C. S. Lewis's Oxford home (which now houses the C. S. Lewis Foundation's Scholars in Residence Program) is not quite public; tours are by appointment only. But several local guides will take you along Addison's Walk, to the Inklings' Eagle and Child pub, the church where Lewis delivered "The Weight of Glory," and the resting places of Lewis and Joy Davidman. Alternative site: Francis Schaeffer's L'Abri in Huémoz sur Ollon, Switzerland.
The Holy Land Experience
This Orlando attraction, with life-size replicas of Herod's temple, the garden tomb, the Qumran caves, and a Jerusalem street market, has maintained a strong kitsch factor since it opened in 2001. That has only increased since the Trinity Broadcasting Network took it over. But medieval pilgrimage sites were loaded with kitsch, too, and you can join early church bishops in complaining about the union of spiritual travel and commerce.

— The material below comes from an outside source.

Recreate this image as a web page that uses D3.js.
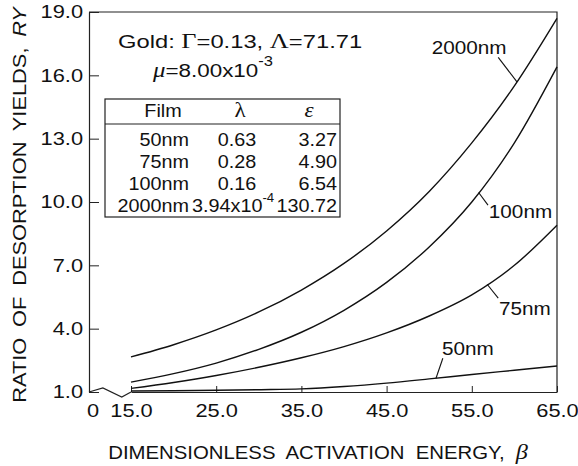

What you'll really want to see are its "relics" for Protestants: the amusement park houses the Scriptorium: Center for Biblical Antiquities and the Van Kampen Collection, one of the world's largest gatherings of rare Bibles, scrolls, artifacts, and biblical manuscripts.
A Short-Term Mission
Mission scholars Brian Howell and Rachel Dorr have accurately described how closely the language used to describe the effect short-term mission trips have on their participants—getting out of one's comfort zone, spiritual transformation, suffering—mirrors ancient language about pilgrimage.
A Really Big Conference
Scores of people traveling from across the continent to worship together, experience God, revitalize their faith, and hear great teaching? Sounds like either a martyrs' celebration in the early church or a giant convention today. So, too, with the temptations they both present visitors.
Drew University in Madison, New Jersey, actually has an evangelical relic: the finger of Methodist evangelist George Whitefield. But whenever writers in the early church and Middle Ages talked about holy sites, they inevitably promoted the home team above all other locales. Wheaton has Lewis's wardrobe, Tolkien's desk, Billy Graham's traveling pulpit and grade-school papers, and a giant mastodon. Who even needs Jerusalem?